EXERCISE DETAILS: Repeat each line exactly as it is written.
___
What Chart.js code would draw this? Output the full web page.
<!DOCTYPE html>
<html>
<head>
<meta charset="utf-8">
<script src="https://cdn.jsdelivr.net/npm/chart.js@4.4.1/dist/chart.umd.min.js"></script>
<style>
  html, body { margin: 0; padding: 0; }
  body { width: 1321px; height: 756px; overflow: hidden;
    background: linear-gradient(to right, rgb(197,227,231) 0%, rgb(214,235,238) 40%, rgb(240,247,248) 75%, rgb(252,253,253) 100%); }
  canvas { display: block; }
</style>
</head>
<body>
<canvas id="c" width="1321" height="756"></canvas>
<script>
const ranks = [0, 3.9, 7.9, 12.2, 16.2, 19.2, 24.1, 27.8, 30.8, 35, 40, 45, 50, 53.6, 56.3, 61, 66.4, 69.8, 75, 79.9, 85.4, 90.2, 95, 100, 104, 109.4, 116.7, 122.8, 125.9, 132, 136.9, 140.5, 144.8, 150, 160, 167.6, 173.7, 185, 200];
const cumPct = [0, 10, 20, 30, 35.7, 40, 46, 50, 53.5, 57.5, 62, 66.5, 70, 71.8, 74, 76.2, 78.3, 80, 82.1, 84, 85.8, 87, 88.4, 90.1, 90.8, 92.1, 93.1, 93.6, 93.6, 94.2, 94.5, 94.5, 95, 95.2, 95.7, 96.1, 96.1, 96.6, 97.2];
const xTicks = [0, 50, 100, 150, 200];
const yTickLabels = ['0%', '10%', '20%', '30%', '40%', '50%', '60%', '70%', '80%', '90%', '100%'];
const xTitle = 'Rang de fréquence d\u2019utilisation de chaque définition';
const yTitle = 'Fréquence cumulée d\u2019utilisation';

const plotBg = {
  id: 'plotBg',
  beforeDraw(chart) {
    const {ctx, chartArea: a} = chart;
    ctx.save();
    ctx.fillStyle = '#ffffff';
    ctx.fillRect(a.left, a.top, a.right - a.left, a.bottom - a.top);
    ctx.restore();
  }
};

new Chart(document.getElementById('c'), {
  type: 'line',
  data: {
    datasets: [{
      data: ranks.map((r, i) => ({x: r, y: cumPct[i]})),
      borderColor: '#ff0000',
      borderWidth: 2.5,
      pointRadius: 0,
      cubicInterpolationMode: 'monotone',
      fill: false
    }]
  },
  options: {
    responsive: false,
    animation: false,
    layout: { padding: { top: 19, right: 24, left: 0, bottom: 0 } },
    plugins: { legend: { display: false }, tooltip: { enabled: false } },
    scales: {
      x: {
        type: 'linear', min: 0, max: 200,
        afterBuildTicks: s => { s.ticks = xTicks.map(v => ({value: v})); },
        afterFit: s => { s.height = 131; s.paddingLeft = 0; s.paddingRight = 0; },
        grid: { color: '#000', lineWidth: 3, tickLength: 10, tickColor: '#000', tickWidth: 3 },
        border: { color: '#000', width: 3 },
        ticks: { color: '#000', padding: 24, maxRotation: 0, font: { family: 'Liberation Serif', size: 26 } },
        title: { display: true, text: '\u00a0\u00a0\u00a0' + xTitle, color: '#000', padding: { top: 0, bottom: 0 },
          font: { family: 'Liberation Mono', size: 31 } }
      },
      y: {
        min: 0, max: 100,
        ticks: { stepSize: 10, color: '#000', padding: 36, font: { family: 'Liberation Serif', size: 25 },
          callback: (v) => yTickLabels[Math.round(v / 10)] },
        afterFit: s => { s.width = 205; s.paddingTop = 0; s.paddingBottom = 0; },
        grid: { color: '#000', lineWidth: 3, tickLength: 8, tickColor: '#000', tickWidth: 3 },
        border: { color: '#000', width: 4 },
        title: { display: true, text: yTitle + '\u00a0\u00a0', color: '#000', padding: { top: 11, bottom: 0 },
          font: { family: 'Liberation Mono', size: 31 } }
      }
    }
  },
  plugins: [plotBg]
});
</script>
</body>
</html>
___
ANSWER TO THIS TASK:
What Chart.js code would draw this? Output the full web page.
<!DOCTYPE html>
<html>
<head>
<meta charset="utf-8">
<script src="https://cdn.jsdelivr.net/npm/chart.js@4.4.1/dist/chart.umd.min.js"></script>
<style>
  html, body { margin: 0; padding: 0; }
  body { width: 1321px; height: 756px; overflow: hidden;
    background: linear-gradient(to right, rgb(197,227,231) 0%, rgb(214,235,238) 40%, rgb(240,247,248) 75%, rgb(252,253,253) 100%); }
  canvas { display: block; }
</style>
</head>
<body>
<canvas id="c" width="1321" height="756"></canvas>
<script>
const ranks = [0, 3.9, 7.9, 12.2, 16.2, 19.2, 24.1, 27.8, 30.8, 35, 40, 45, 50, 53.6, 56.3, 61, 66.4, 69.8, 75, 79.9, 85.4, 90.2, 95, 100, 104, 109.4, 116.7, 122.8, 125.9, 132, 136.9, 140.5, 144.8, 150, 160, 167.6, 173.7, 185, 200];
const cumPct = [0, 10, 20, 30, 35.7, 40, 46, 50, 53.5, 57.5, 62, 66.5, 70, 71.8, 74, 76.2, 78.3, 80, 82.1, 84, 85.8, 87, 88.4, 90.1, 90.8, 92.1, 93.1, 93.6, 93.6, 94.2, 94.5, 94.5, 95, 95.2, 95.7, 96.1, 96.1, 96.6, 97.2];
const xTicks = [0, 50, 100, 150, 200];
const yTickLabels = ['0%', '10%', '20%', '30%', '40%', '50%', '60%', '70%', '80%', '90%', '100%'];
const xTitle = 'Rang de fréquence d\u2019utilisation de chaque définition';
const yTitle = 'Fréquence cumulée d\u2019utilisation';

const plotBg = {
  id: 'plotBg',
  beforeDraw(chart) {
    const {ctx, chartArea: a} = chart;
    ctx.save();
    ctx.fillStyle = '#ffffff';
    ctx.fillRect(a.left, a.top, a.right - a.left, a.bottom - a.top);
    ctx.restore();
  }
};

new Chart(document.getElementById('c'), {
  type: 'line',
  data: {
    datasets: [{
      data: ranks.map((r, i) => ({x: r, y: cumPct[i]})),
      borderColor: '#ff0000',
      borderWidth: 2.5,
      pointRadius: 0,
      cubicInterpolationMode: 'monotone',
      fill: false
    }]
  },
  options: {
    responsive: false,
    animation: false,
    layout: { padding: { top: 19, right: 24, left: 0, bottom: 0 } },
    plugins: { legend: { display: false }, tooltip: { enabled: false } },
    scales: {
      x: {
        type: 'linear', min: 0, max: 200,
        afterBuildTicks: s => { s.ticks = xTicks.map(v => ({value: v})); },
        afterFit: s => { s.height = 131; s.paddingLeft = 0; s.paddingRight = 0; },
        grid: { color: '#000', lineWidth: 3, tickLength: 10, tickColor: '#000', tickWidth: 3 },
        border: { color: '#000', width: 3 },
        ticks: { color: '#000', padding: 24, maxRotation: 0, font: { family: 'Liberation Serif', size: 26 } },
        title: { display: true, text: '\u00a0\u00a0\u00a0' + xTitle, color: '#000', padding: { top: 0, bottom: 0 },
          font: { family: 'Liberation Mono', size: 31 } }
      },
      y: {
        min: 0, max: 100,
        ticks: { stepSize: 10, color: '#000', padding: 36, font: { family: 'Liberation Serif', size: 25 },
          callback: (v) => yTickLabels[Math.round(v / 10)] },
        afterFit: s => { s.width = 205; s.paddingTop = 0; s.paddingBottom = 0; },
        grid: { color: '#000', lineWidth: 3, tickLength: 8, tickColor: '#000', tickWidth: 3 },
        border: { color: '#000', width: 4 },
        title: { display: true, text: yTitle + '\u00a0\u00a0', color: '#000', padding: { top: 11, bottom: 0 },
          font: { family: 'Liberation Mono', size: 31 } }
      }
    }
  },
  plugins: [plotBg]
});
</script>
</body>
</html>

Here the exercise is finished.